◆ **What is asked**: Extract only the first line of the listing and every line after it up to and including the one with "const intensityMin = 0, intensityMax". Omit the pictures.

>>

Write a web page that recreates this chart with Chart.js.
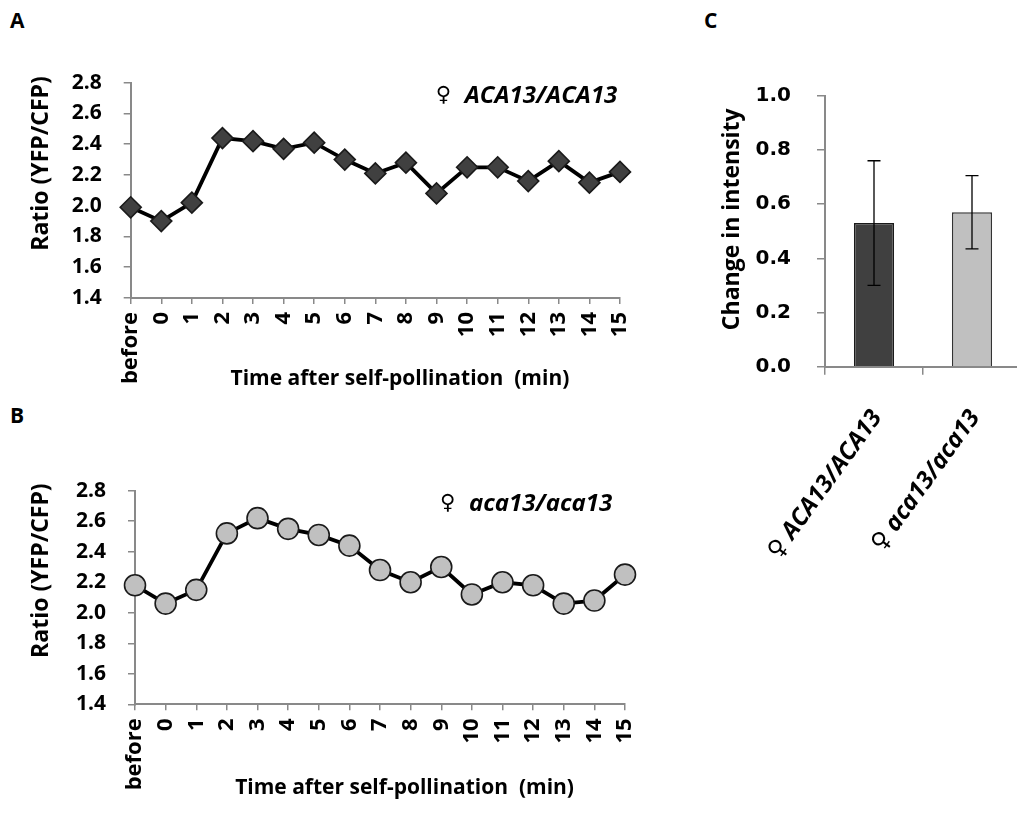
<!DOCTYPE html>
<html>
<head>
<meta charset="utf-8">
<script src="https://cdn.jsdelivr.net/npm/chart.js@4.4.1/dist/chart.umd.min.js"></script>
<style>
html, body { margin: 0; padding: 0; background: #fff; width: 1017px; height: 814px; overflow: hidden; }
.panel { position: absolute; }
.letter { position: absolute; font: bold 21px "Open Sans", "DejaVu Sans", sans-serif; color: #000; }
</style>
</head>
<body>
<div class="letter" style="left:10px;top:6px">A</div>
<div class="letter" style="left:10px;top:401px">B</div>
<div class="letter" style="left:704px;top:6px">C</div>
<div class="panel" style="left:0;top:0;width:665px;height:405px"><canvas id="chartA"></canvas></div>
<div class="panel" style="left:0;top:410px;width:665px;height:404px"><canvas id="chartB"></canvas></div>
<div class="panel" style="left:700px;top:0;width:330px;height:600px"><canvas id="chartC"></canvas></div>

<script>
// --- DATA ---
const timeLabels = ['before', '0', '1', '2', '3', '4', '5', '6', '7', '8', '9', '10', '11', '12', '13', '14', '15'];
const ratioWildType = [1.99, 1.90, 2.02, 2.44, 2.42, 2.37, 2.41, 2.30, 2.21, 2.28, 2.08, 2.25, 2.25, 2.16, 2.29, 2.15, 2.22];
const ratioMutant = [2.18, 2.06, 2.15, 2.52, 2.62, 2.55, 2.51, 2.44, 2.28, 2.20, 2.30, 2.12, 2.20, 2.18, 2.06, 2.08, 2.25];
const ratioMin = 1.4, ratioMax = 2.8, ratioStep = 0.2;

const genotypeNames = ['ACA13/ACA13', 'aca13/aca13'];
const femaleSign = '\u2640';
const intensityMean = [0.53, 0.57];
const intensityErr = [0.23, 0.135];
const intensityMin = 0, intensityMax = 1.0, intensityStep = 0.2;

const AXIS_GREY = '#898989';
const FONT = '"Open Sans", "DejaVu Sans", sans-serif';

// leading spaces nudge the axis titles the way the original sits off-centre
const pad = n => ' '.repeat(n);

// gene label drawn inside the plot, top right
const genotypeLabel = {
    id: 'genotypeLabel',
    afterDatasetsDraw(chart, args, opts) {
        const { ctx, chartArea } = chart;
        const x = chartArea.left + opts.dx;
        const y = chartArea.top + opts.dy;
        ctx.save();
        ctx.fillStyle = '#000';
        ctx.textBaseline = 'middle';
        ctx.textAlign = 'left';
        ctx.font = '21px "DejaVu Sans"';
        ctx.fillText(femaleSign, x, y);
        ctx.font = 'italic bold 24px ' + FONT;
        ctx.fillText(opts.text, x + 29, y);
        ctx.restore();
    }
};

// error bars for panel C
const errorBars = {
    id: 'errorBars',
    afterDatasetsDraw(chart) {
        const { ctx } = chart;
        const yScale = chart.scales.y;
        const meta = chart.getDatasetMeta(0);
        ctx.save();
        ctx.strokeStyle = '#000';
        ctx.lineWidth = 1.3;
        meta.data.forEach((bar, i) => {
            const top = yScale.getPixelForValue(intensityMean[i] + intensityErr[i]);
            const bot = yScale.getPixelForValue(intensityMean[i] - intensityErr[i]);
            const x = bar.x;
            ctx.beginPath();
            ctx.moveTo(x, top); ctx.lineTo(x, bot);
            ctx.moveTo(x - 6.5, top); ctx.lineTo(x + 6.5, top);
            ctx.moveTo(x - 6.5, bot); ctx.lineTo(x + 6.5, bot);
            ctx.stroke();
        });
        ctx.restore();
    }
};

function makeLineChart(id, values, geo) {
    const ctx = document.getElementById(id).getContext('2d');
    return new Chart(ctx, {
        type: 'line',
        data: {
            labels: timeLabels,
            datasets: [{
                data: values,
                borderColor: '#000',
                borderWidth: 3.8,
                tension: 0,
                pointStyle: geo.pointStyle,
                pointRadius: geo.pointRadius,
                pointBackgroundColor: geo.fill,
                pointBorderColor: '#1a1a1a',
                pointBorderWidth: 1.6,
                clip: false
            }]
        },
        options: {
            responsive: true,
            maintainAspectRatio: false,
            animation: false,
            events: [],
            layout: { padding: { top: geo.padTop, right: geo.padRight, left: 0, bottom: 0 } },
            plugins: {
                legend: { display: false },
                tooltip: { enabled: false },
                genotypeLabel: { text: geo.label, dx: 305, dy: 13 }
            },
            scales: {
                x: {
                    afterFit: s => { s.height = geo.xHeight; },
                    grid: { drawOnChartArea: false, tickLength: 6, color: AXIS_GREY, lineWidth: 1.5 },
                    border: { color: AXIS_GREY, width: 2 },
                    ticks: {
                        autoSkip: false,
                        minRotation: 90, maxRotation: 90, padding: 8,
                        color: '#000', font: { family: FONT, size: 22, weight: 'bold' }
                    },
                    title: {
                        display: true,
                        text: pad(9) + 'Time after self-pollination  (min)',
                        color: '#000',
                        font: { family: FONT, size: 21, weight: 'bold' },
                        padding: { top: 0, bottom: 13.4 }
                    }
                },
                y: {
                    min: ratioMin, max: ratioMax,
                    afterFit: s => { s.width = geo.yWidth; },
                    grid: { drawOnChartArea: false, tickLength: 7, color: AXIS_GREY, lineWidth: 1.5 },
                    border: { color: AXIS_GREY, width: 2 },
                    ticks: {
                        stepSize: ratioStep, padding: 22,
                        color: '#000', font: { family: FONT, size: 21, weight: 'bold' },
                        callback: v => Number(v).toFixed(1)
                    },
                    title: {
                        display: true,
                        text: pad(9) + 'Ratio (YFP/CFP)',
                        color: '#000',
                        font: { family: FONT, size: 23, weight: 'bold' },
                        padding: { top: 27.2, bottom: 0 }
                    }
                }
            }
        },
        plugins: [genotypeLabel]
    });
}

function makeBarChart() {
    const ctx = document.getElementById('chartC').getContext('2d');
    return new Chart(ctx, {
        type: 'bar',
        data: {
            labels: genotypeNames.map(g => femaleSign + ' ' + g),
            datasets: [{
                data: intensityMean,
                backgroundColor: ['#404040', '#c0c0c0'],
                borderColor: ['#1a1a1a', '#333333'],
                borderWidth: 1.5,
                categoryPercentage: 1.0,
                barPercentage: 0.41
            }]
        },
        options: {
            responsive: true,
            maintainAspectRatio: false,
            animation: false,
            events: [],
            layout: { padding: { top: 95.7, right: 9, left: 0, bottom: 0 } },
            plugins: { legend: { display: false }, tooltip: { enabled: false } },
            scales: {
                x: {
                    afterFit: s => { s.height = 233.3; },
                    grid: { drawOnChartArea: false, tickLength: 8, color: AXIS_GREY, lineWidth: 1.5 },
                    border: { color: AXIS_GREY, width: 2 },
                    ticks: {
                        minRotation: 54, maxRotation: 54, padding: 30, labelOffset: 3,
                        color: '#000', font: { family: FONT, size: 24, weight: 'bold', style: 'italic' }
                    }
                },
                y: {
                    min: intensityMin, max: intensityMax,
                    afterFit: s => { s.width = 125; },
                    grid: { drawOnChartArea: false, tickLength: 8, color: AXIS_GREY, lineWidth: 1.5 },
                    border: { color: AXIS_GREY, width: 2 },
                    ticks: {
                        stepSize: intensityStep, padding: 26,
                        color: '#000', font: { family: '"DejaVu Sans"', size: 20, weight: 'bold' },
                        callback: v => Number(v).toFixed(1)
                    },
                    title: {
                        display: true,
                        text: pad(4) + 'Change in intensity',
                        color: '#000',
                        font: { family: FONT, size: 23, weight: 'bold' },
                        padding: { top: 18.2, bottom: 0 }
                    }
                }
            }
        },
        plugins: [errorBars]
    });
}

function init() {
    makeLineChart('chartA', ratioWildType, {
        padTop: 82.7, padRight: 45, yWidth: 130.7, xHeight: 107,
        pointStyle: 'rectRot', pointRadius: 10.5, fill: '#404040',
        label: genotypeNames[0]
    });
    makeLineChart('chartB', ratioMutant, {
        padTop: 80.7, padRight: 40, yWidth: 135, xHeight: 109.7,
        pointStyle: 'circle', pointRadius: 10.5, fill: '#c0c0c0',
        label: genotypeNames[1]
    });
    makeBarChart();
}

Promise.all([
    document.fonts.load('bold 21px "Open Sans"'),
    document.fonts.load('italic bold 21px "Open Sans"'),
    document.fonts.load('bold 20px "DejaVu Sans"')
]).then(init, init);
</script>
</body>
</html>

<<

◆ **Response to the task**:
Write a web page that recreates this chart with Chart.js.
<!DOCTYPE html>
<html>
<head>
<meta charset="utf-8">
<script src="https://cdn.jsdelivr.net/npm/chart.js@4.4.1/dist/chart.umd.min.js"></script>
<style>
html, body { margin: 0; padding: 0; background: #fff; width: 1017px; height: 814px; overflow: hidden; }
.panel { position: absolute; }
.letter { position: absolute; font: bold 21px "Open Sans", "DejaVu Sans", sans-serif; color: #000; }
</style>
</head>
<body>
<div class="letter" style="left:10px;top:6px">A</div>
<div class="letter" style="left:10px;top:401px">B</div>
<div class="letter" style="left:704px;top:6px">C</div>
<div class="panel" style="left:0;top:0;width:665px;height:405px"><canvas id="chartA"></canvas></div>
<div class="panel" style="left:0;top:410px;width:665px;height:404px"><canvas id="chartB"></canvas></div>
<div class="panel" style="left:700px;top:0;width:330px;height:600px"><canvas id="chartC"></canvas></div>

<script>
// --- DATA ---
const timeLabels = ['before', '0', '1', '2', '3', '4', '5', '6', '7', '8', '9', '10', '11', '12', '13', '14', '15'];
const ratioWildType = [1.99, 1.90, 2.02, 2.44, 2.42, 2.37, 2.41, 2.30, 2.21, 2.28, 2.08, 2.25, 2.25, 2.16, 2.29, 2.15, 2.22];
const ratioMutant = [2.18, 2.06, 2.15, 2.52, 2.62, 2.55, 2.51, 2.44, 2.28, 2.20, 2.30, 2.12, 2.20, 2.18, 2.06, 2.08, 2.25];
const ratioMin = 1.4, ratioMax = 2.8, ratioStep = 0.2;

const genotypeNames = ['ACA13/ACA13', 'aca13/aca13'];
const femaleSign = '\u2640';
const intensityMean = [0.53, 0.57];
const intensityErr = [0.23, 0.135];
const intensityMin = 0, intensityMax = 1.0, intensityStep = 0.2;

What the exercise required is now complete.